See a UL or BHMA mark? No. You’ll see weasel words: “Tested To Meet Standards” or “Complies With.” “Tested” could mean the factory manager leaned on it once. Without independent third-party certification, these phrases are worthless. Installing unlisted hardware on a code-mandated exit is a direct ticket to liability hell. It can invalidate your property insurance and leave you personally exposed if something goes wrong.

The Real Cost of a “Bargain” Panic Bar

Let’s run the numbers you won’t see on the Amazon listing. You buy the cheap bar. Now what?

  • Installation Headache Tax: The mounting holes are off by 2mm. The instructions are a poorly translated pictogram. Your contractor’s bill includes a line item for “extra time due to non-standard hardware.” The savings evaporate before the door even closes.
  • The Inspector’s Invoice: The Fire Marshal arrives. Their trained eye spots the lack of a UL stamp immediately. You receive a violation order. Now you pay for: 1) Removal of the non-compliant device, 2) Purchase of a listed device, 3) Re-installation. You’ve now tripled your initial spend.
  • The Premature Replacement Cycle: Even if it passes inspection, a quality commercial bar lasts 10-15 years. The cheap one will rattle, fail, or look deplorable in 2-3. You’ll buy and install 4-5 of them for the lifecycle cost of one proper device. The Total Cost of Ownership math is catastrophically bad.

Smart Procurement Alternatives (That Won’t Get You Sued)

If the budget for new, top-tier hardware isn’t there, here are responsible paths forward. These are the moves of a savvy, grumpy professional, not a reckless one.

  1. Source Certified Refurbished Major Brands: Reputable distributors sell refurbished Von Duprin, Sargent, etc., devices. These are professionally rebuilt, often with new springs and latches, carry a real warranty, and are still listed. Cost: 30-50% of new. This is your best value play.
  2. Re-Evaluate the Device Type: Is a full panic bar overkill? For a low-risk interior door, a listed Fire Exit Lever or Touchpad Exit Device might be code-compliant and more affordable. Consult a door hardware specialist (yes, they exist, and they’re worth their fee).
  3. Prioritize and Phase: You have 20 doors? Fine. Budget for replacing the 5 busiest/most critical exits this year with listed, quality hardware. Plan to do the next 5 next fiscal year. Strategic prioritization beats uniform cheapness every time.

The Grumpy Bottom Line

Budget panic bars under $50 are reliable at precisely two things: looking okay in a product photo and separating you from your money. They are a liability in a shiny package. They represent the dangerous fallacy that safety is an area for creative accounting.

Saving money is our job. But there’s a profound, professional difference between cost-optimization and negligence. Life safety hardware is the absolute final frontier for the latter. When that bar is needed, it’s not a component; it’s a critical system. Don’t bet your people, your property, and your professional reputation on a piece of costume jewelry from a factory no one can name.

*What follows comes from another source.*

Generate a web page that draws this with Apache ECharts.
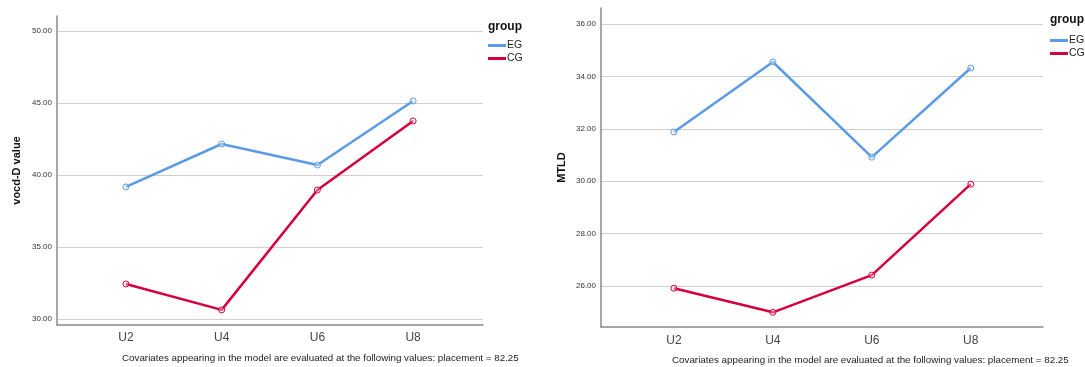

AHJ WARNING: THE GRUMPY MIC DROP

Pay attention. I’ve tossed around “listed” and “code.” Here’s the ultimate reality check. The Authority Having Jurisdiction (AHJ)—your local Fire Marshal or Building Official—has absolute, final authority. They do not care about your procurement KPIs or your clever sourcing. If you install an unlisted, non-compliant device on a required exit, they will red-tag it. You will then incur: removal cost, correct hardware cost, re-installation cost, and potentially fines or operational shutdowns. The “bargain” becomes the most expensive mistake on your ledger. And in a worst-case scenario, you become a cautionary tale in their next inspector training seminar. Don’t be that story. Hire a professional. Buy the right hardware. Sleep at night.